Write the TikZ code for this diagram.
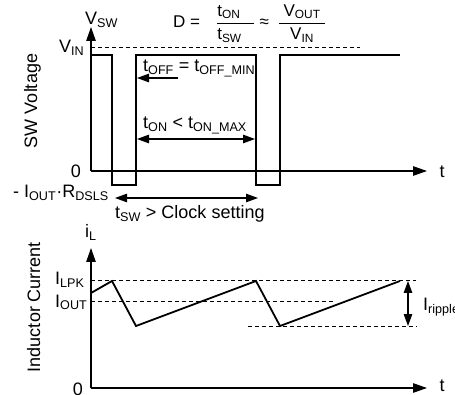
\documentclass[tikz,border=0pt]{standalone}
\usepackage{amsmath}
\usepackage{fontspec}
\setmainfont{Liberation Sans}
\usetikzlibrary{arrows.meta, positioning}
\newcommand{\lo}[1]{\textsubscript{#1}}
\tikzset{
  lbl/.style={inner sep=0pt,font=\fontsize{18}{20}\selectfont},
  axisarrow/.style={-{Triangle[length=14pt,width=9.5pt]},line width=1.2pt},
  waveline/.style={line width=1.8pt,line join=miter},
  guideline/.style={dash pattern=on 4pt off 3pt,line width=1pt},
  spanarrow/.style={{Triangle[length=12pt,width=8.5pt]}-{Triangle[length=12pt,width=8.5pt]},line width=1.1pt},
  onearrow/.style={-{Triangle[length=12pt,width=8.5pt]},line width=1.1pt},
}

\begin{document}
\begin{tikzpicture}[x=1pt,y=-1pt]
  \useasboundingbox (0,0) rectangle (455,395);
  % switch node voltage
  \coordinate (vo) at (91,171);
  \coordinate (vtop) at (91,27);
  \coordinate (vend) at (427,171);
  \coordinate (vinA) at (91,48);
  \coordinate (vinB) at (360,48);
  \draw[guideline] (vinA) -- (vinB);
  \draw[axisarrow] (vo) -- (vtop);
  \draw[axisarrow] (vo) -- (vend);
  \draw[waveline] (92,55) -- (112,55) -- (112,185) -- (136,185) -- (136,55)
    -- (256,55) -- (256,185) -- (280,185) -- (280,55) -- (400,55);
  \node[lbl,anchor=base west] (vsw) at (85,25) {V\lo{SW}};
  \node[lbl,anchor=base west] (vin) at (59,53) {V\lo{IN}};
  \node[lbl,anchor=base east] (zeroA) at (81,178) {0};
  \node[lbl,anchor=base west] (vneg) at (13,198) {- I\lo{OUT}·R\lo{DSLS}};
  \node[lbl] (tA) at (442,172) {t};
  \node[lbl,rotate=90,anchor=base] (swv) at (37,101) {SW Voltage};
  \node[lbl,anchor=base west,font=\fontsize{17}{19}\selectfont] (duty) at (173,28)
    {D =\hspace{16pt}$\genfrac{}{}{1.2pt}{0}{\makebox[37pt][l]{t\lo{ON}}}{\makebox[37pt][l]{t\lo{SW}}}$\hspace{4pt}≈\hspace{9pt}$\genfrac{}{}{1.2pt}{0}{\makebox[46pt][c]{V\lo{OUT}}}{\makebox[46pt][c]{V\lo{IN}}}$};
  % timing marks
  \node[lbl,anchor=base west] (toff) at (143,72) {t\lo{OFF} = t\lo{OFF\_MIN}};
  \coordinate (toffA) at (178,78);
  \coordinate (toffB) at (137,78);
  \draw[onearrow] (toffA) -- (toffB);
  \node[lbl,anchor=base west] (ton) at (143,129) {t\lo{ON} < t\lo{ON\_MAX}};
  \coordinate (tonA) at (137,139);
  \coordinate (tonB) at (255,139);
  \draw[spanarrow] (tonA) -- (tonB);
  \node[lbl,anchor=base west] (tsw) at (115,219) {t\lo{SW} > Clock setting};
  \coordinate (tswA) at (115,198);
  \coordinate (tswB) at (258,198);
  \draw[spanarrow] (tswA) -- (tswB);
  % inductor current
  \coordinate (io) at (91,388);
  \coordinate (itop) at (91,248);
  \coordinate (iend) at (427,388);
  \coordinate (pkA) at (91,281);
  \coordinate (pkB) at (416,281);
  \coordinate (avA) at (91,302);
  \coordinate (avB) at (333,302);
  \coordinate (lwA) at (248,326);
  \coordinate (lwB) at (417,326);
  \draw[guideline] (pkA) -- (pkB);
  \draw[guideline] (avA) -- (avB);
  \draw[guideline] (lwA) -- (lwB);
  \draw[axisarrow] (io) -- (itop);
  \draw[axisarrow] (io) -- (iend);
  \draw[waveline] (91,293) -- (112,281) -- (136,326) -- (256,281) -- (280,326) -- (400,281);
  \node[lbl,anchor=base west] (il) at (85,238) {i\lo{L}};
  \node[lbl,anchor=base west] (ilpk) at (55,285) {I\lo{LPK}};
  \node[lbl,anchor=base west] (iout) at (55,307) {I\lo{OUT}};
  \node[lbl,anchor=base east] (zeroB) at (83,395) {0};
  \node[lbl] (tB) at (442,386) {t};
  \node[lbl,rotate=90,anchor=base] (indc) at (40,307) {Inductor Current};
  \coordinate (rpA) at (408,281);
  \coordinate (rpB) at (408,326);
  \draw[spanarrow] (rpA) -- (rpB);
  \node[lbl,anchor=base west] (irip) at (423,310) {I\lo{ripple}};
\end{tikzpicture}
\end{document}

[TASK DETAILS] In the copy, include no pictures; restate the listing above exactly.

[TASK RESULT]
Write the TikZ code for this diagram.
\documentclass[tikz,border=0pt]{standalone}
\usepackage{amsmath}
\usepackage{fontspec}
\setmainfont{Liberation Sans}
\usetikzlibrary{arrows.meta, positioning}
\newcommand{\lo}[1]{\textsubscript{#1}}
\tikzset{
  lbl/.style={inner sep=0pt,font=\fontsize{18}{20}\selectfont},
  axisarrow/.style={-{Triangle[length=14pt,width=9.5pt]},line width=1.2pt},
  waveline/.style={line width=1.8pt,line join=miter},
  guideline/.style={dash pattern=on 4pt off 3pt,line width=1pt},
  spanarrow/.style={{Triangle[length=12pt,width=8.5pt]}-{Triangle[length=12pt,width=8.5pt]},line width=1.1pt},
  onearrow/.style={-{Triangle[length=12pt,width=8.5pt]},line width=1.1pt},
}

\begin{document}
\begin{tikzpicture}[x=1pt,y=-1pt]
  \useasboundingbox (0,0) rectangle (455,395);
  % switch node voltage
  \coordinate (vo) at (91,171);
  \coordinate (vtop) at (91,27);
  \coordinate (vend) at (427,171);
  \coordinate (vinA) at (91,48);
  \coordinate (vinB) at (360,48);
  \draw[guideline] (vinA) -- (vinB);
  \draw[axisarrow] (vo) -- (vtop);
  \draw[axisarrow] (vo) -- (vend);
  \draw[waveline] (92,55) -- (112,55) -- (112,185) -- (136,185) -- (136,55)
    -- (256,55) -- (256,185) -- (280,185) -- (280,55) -- (400,55);
  \node[lbl,anchor=base west] (vsw) at (85,25) {V\lo{SW}};
  \node[lbl,anchor=base west] (vin) at (59,53) {V\lo{IN}};
  \node[lbl,anchor=base east] (zeroA) at (81,178) {0};
  \node[lbl,anchor=base west] (vneg) at (13,198) {- I\lo{OUT}·R\lo{DSLS}};
  \node[lbl] (tA) at (442,172) {t};
  \node[lbl,rotate=90,anchor=base] (swv) at (37,101) {SW Voltage};
  \node[lbl,anchor=base west,font=\fontsize{17}{19}\selectfont] (duty) at (173,28)
    {D =\hspace{16pt}$\genfrac{}{}{1.2pt}{0}{\makebox[37pt][l]{t\lo{ON}}}{\makebox[37pt][l]{t\lo{SW}}}$\hspace{4pt}≈\hspace{9pt}$\genfrac{}{}{1.2pt}{0}{\makebox[46pt][c]{V\lo{OUT}}}{\makebox[46pt][c]{V\lo{IN}}}$};
  % timing marks
  \node[lbl,anchor=base west] (toff) at (143,72) {t\lo{OFF} = t\lo{OFF\_MIN}};
  \coordinate (toffA) at (178,78);
  \coordinate (toffB) at (137,78);
  \draw[onearrow] (toffA) -- (toffB);
  \node[lbl,anchor=base west] (ton) at (143,129) {t\lo{ON} < t\lo{ON\_MAX}};
  \coordinate (tonA) at (137,139);
  \coordinate (tonB) at (255,139);
  \draw[spanarrow] (tonA) -- (tonB);
  \node[lbl,anchor=base west] (tsw) at (115,219) {t\lo{SW} > Clock setting};
  \coordinate (tswA) at (115,198);
  \coordinate (tswB) at (258,198);
  \draw[spanarrow] (tswA) -- (tswB);
  % inductor current
  \coordinate (io) at (91,388);
  \coordinate (itop) at (91,248);
  \coordinate (iend) at (427,388);
  \coordinate (pkA) at (91,281);
  \coordinate (pkB) at (416,281);
  \coordinate (avA) at (91,302);
  \coordinate (avB) at (333,302);
  \coordinate (lwA) at (248,326);
  \coordinate (lwB) at (417,326);
  \draw[guideline] (pkA) -- (pkB);
  \draw[guideline] (avA) -- (avB);
  \draw[guideline] (lwA) -- (lwB);
  \draw[axisarrow] (io) -- (itop);
  \draw[axisarrow] (io) -- (iend);
  \draw[waveline] (91,293) -- (112,281) -- (136,326) -- (256,281) -- (280,326) -- (400,281);
  \node[lbl,anchor=base west] (il) at (85,238) {i\lo{L}};
  \node[lbl,anchor=base west] (ilpk) at (55,285) {I\lo{LPK}};
  \node[lbl,anchor=base west] (iout) at (55,307) {I\lo{OUT}};
  \node[lbl,anchor=base east] (zeroB) at (83,395) {0};
  \node[lbl] (tB) at (442,386) {t};
  \node[lbl,rotate=90,anchor=base] (indc) at (40,307) {Inductor Current};
  \coordinate (rpA) at (408,281);
  \coordinate (rpB) at (408,326);
  \draw[spanarrow] (rpA) -- (rpB);
  \node[lbl,anchor=base west] (irip) at (423,310) {I\lo{ripple}};
\end{tikzpicture}
\end{document}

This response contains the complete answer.